┌────────

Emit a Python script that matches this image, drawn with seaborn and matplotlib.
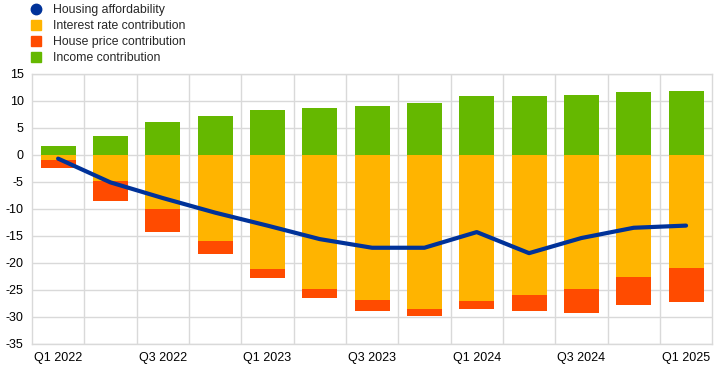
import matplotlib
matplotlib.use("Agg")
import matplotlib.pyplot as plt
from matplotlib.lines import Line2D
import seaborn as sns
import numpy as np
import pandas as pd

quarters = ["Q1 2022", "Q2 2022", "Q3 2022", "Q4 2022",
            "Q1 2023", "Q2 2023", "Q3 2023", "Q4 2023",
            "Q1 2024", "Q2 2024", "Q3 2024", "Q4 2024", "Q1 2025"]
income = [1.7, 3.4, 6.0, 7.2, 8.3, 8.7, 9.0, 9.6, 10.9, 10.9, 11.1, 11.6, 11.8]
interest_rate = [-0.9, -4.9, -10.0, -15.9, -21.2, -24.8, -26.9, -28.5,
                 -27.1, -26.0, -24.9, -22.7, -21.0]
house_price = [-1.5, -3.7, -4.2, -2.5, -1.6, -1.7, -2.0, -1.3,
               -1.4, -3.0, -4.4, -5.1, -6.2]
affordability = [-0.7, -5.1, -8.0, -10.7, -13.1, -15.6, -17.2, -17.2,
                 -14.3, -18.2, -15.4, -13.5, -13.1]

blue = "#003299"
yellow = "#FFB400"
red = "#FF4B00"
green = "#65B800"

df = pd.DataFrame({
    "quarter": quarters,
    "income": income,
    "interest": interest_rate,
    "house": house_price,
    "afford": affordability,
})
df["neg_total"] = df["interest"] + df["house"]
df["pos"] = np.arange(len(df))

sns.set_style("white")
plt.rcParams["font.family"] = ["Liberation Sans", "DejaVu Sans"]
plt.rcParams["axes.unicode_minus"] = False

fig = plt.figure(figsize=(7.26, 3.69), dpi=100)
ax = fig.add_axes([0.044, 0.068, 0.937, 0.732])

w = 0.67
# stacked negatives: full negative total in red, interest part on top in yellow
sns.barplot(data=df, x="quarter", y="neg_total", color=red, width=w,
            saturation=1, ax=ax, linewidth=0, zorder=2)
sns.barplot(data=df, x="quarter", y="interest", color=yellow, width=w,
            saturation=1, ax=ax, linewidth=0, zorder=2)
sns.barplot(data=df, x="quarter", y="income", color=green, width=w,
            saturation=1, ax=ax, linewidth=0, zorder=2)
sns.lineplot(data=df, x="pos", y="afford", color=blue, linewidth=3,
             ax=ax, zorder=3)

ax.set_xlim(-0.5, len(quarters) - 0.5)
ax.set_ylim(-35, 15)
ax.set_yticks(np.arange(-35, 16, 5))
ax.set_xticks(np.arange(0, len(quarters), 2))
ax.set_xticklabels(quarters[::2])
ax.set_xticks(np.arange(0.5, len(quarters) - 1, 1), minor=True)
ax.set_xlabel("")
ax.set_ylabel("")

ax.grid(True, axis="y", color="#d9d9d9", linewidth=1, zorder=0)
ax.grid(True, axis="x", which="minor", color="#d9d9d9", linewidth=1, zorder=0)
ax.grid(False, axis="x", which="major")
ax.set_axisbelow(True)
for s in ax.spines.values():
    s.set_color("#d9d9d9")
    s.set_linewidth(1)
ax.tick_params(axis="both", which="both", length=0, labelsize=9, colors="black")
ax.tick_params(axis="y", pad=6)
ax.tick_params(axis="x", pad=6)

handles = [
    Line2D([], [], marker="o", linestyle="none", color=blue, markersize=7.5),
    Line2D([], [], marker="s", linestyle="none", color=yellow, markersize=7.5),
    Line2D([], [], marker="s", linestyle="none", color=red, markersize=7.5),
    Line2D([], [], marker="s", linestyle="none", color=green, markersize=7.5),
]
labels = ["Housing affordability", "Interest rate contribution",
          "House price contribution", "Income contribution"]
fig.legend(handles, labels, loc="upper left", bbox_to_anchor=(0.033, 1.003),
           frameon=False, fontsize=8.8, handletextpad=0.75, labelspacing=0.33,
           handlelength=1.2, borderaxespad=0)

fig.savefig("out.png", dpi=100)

└────────
┌────────

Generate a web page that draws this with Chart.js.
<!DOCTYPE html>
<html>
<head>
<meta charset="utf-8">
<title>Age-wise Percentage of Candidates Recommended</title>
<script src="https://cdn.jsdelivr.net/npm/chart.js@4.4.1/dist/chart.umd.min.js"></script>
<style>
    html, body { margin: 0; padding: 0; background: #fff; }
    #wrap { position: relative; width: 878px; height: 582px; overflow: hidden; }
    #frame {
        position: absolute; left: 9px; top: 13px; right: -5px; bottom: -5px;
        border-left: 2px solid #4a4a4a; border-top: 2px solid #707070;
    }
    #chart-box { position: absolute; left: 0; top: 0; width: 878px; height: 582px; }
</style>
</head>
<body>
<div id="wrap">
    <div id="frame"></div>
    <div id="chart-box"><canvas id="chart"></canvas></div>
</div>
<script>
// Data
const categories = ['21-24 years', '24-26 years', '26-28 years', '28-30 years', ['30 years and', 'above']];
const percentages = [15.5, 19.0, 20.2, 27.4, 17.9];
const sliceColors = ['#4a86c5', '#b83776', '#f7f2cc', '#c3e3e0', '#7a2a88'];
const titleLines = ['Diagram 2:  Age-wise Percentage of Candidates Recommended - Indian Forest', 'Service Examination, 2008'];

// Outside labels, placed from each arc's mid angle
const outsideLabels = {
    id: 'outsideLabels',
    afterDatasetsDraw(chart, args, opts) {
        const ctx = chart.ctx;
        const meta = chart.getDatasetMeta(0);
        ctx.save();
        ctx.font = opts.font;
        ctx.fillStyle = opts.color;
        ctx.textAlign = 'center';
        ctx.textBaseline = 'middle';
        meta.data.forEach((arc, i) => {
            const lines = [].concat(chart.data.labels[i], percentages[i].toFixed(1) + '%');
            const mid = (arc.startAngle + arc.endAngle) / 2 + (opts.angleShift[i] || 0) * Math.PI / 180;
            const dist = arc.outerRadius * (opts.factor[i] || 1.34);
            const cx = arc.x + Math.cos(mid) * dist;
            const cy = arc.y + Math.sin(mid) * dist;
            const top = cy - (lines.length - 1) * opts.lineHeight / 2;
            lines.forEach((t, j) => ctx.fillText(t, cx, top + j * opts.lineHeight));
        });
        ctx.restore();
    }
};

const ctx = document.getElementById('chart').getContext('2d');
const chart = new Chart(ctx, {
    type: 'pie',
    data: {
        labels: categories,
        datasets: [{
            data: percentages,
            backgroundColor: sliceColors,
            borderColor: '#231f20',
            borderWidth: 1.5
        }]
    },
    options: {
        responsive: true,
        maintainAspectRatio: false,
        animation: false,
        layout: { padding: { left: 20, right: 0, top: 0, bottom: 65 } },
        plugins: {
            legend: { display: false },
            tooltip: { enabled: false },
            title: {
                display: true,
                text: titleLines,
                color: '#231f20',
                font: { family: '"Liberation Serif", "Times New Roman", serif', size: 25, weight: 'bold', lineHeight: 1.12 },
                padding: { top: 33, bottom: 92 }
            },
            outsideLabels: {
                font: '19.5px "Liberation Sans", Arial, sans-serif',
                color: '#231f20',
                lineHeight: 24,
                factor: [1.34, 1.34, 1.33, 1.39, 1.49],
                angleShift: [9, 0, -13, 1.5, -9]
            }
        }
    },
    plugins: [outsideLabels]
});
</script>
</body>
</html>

└────────

- [Problem statement] Copy exactly the stretch of lines that starts at the line holding "Emit a Python" and ends at the line holding "import pandas as pd". Drop the pictures.

- [Result for this task]
Emit a Python script that matches this image, drawn with seaborn and matplotlib.
import matplotlib
matplotlib.use("Agg")
import matplotlib.pyplot as plt
from matplotlib.lines import Line2D
import seaborn as sns
import numpy as np
import pandas as pd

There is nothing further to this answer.